In November 2017, the Lahore High Court came into action to hear a petition on smog, which has neither to do with the court nor with the government. On Orange Line Metro Train project, the Supreme Court of Pakistan kept its decision pending for almost eight months without any cogent justification. The mere pendency cost the national exchequer millions of rupees in terms of an increase in the cost of construction besides causing inconvenience to general public. This is how the third institution of the state is playing its role to weaken the state.

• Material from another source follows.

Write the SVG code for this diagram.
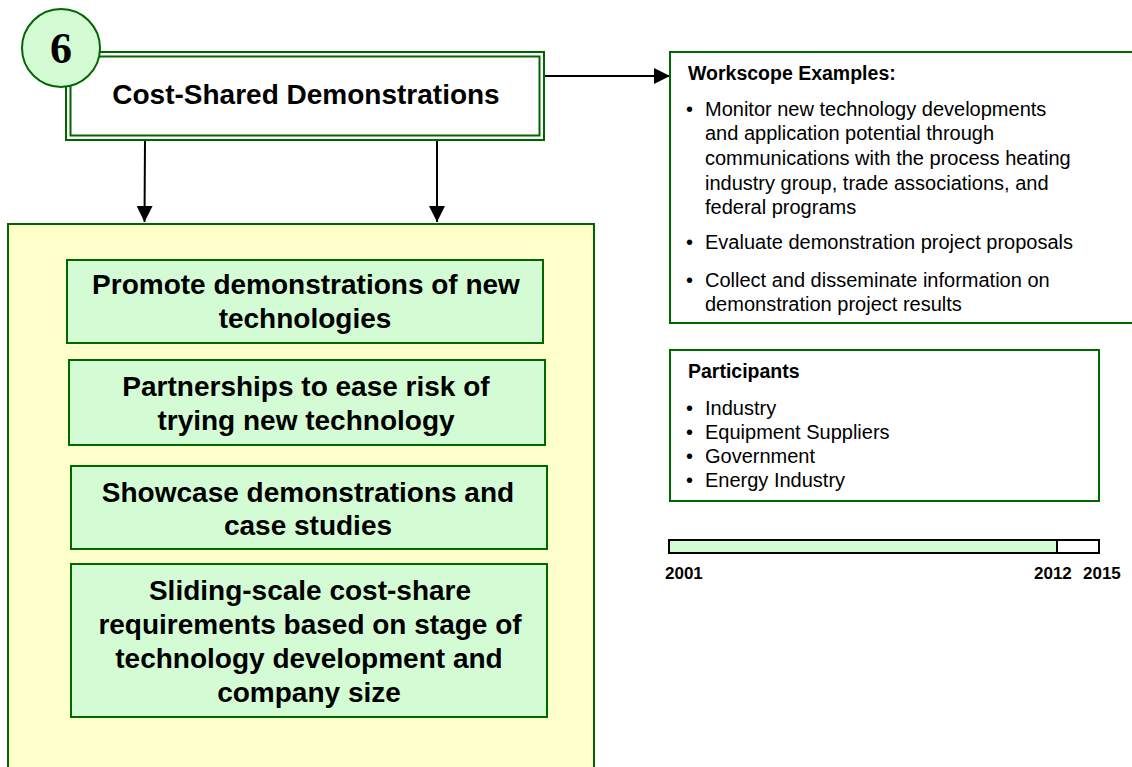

In short, every non-democratic group and institution is out to play its role as is convenient to it overlooking the significance of the constitution. The desire of each such player is how to dismantle the government, whether in the name of religion or nationalism. The desire is a major source of the weakening of the state of Pakistan. Certainly, the only factor which is averting Pakistan descent into a failing state is the constitution. Save the constitution; save and strengthen the country.



4 Comments

  1. Sami Baloch said:

    This is because Pakistani politicians want to give benefits to other countries rather then itself. Our tribal areas became Hot bed of Terrorists because the military wasn’t deployed there & for this I will not blame just politicians. Now secure the border as we have already paid a heavy price ! Improve the immigration policy as well or IS will be here in Pakistan.

    • Qaisar rashid said:

      You are trying to express a close relationship between any “hot bed of terrorists” and military’s deployment. There are many areas in Pakistan where the military is not deployed but there is no “hot bed of terrorists”. The military offers a solution by launching an operation. The question is this: why does a local situation degenerate into being a “hot bed of terrorists”? What are the local mechanisms in place to shun terrorism and embrace peace? Without local/indigenous receptivity, no area can adapt itself to be a “hot bed of terrorists”.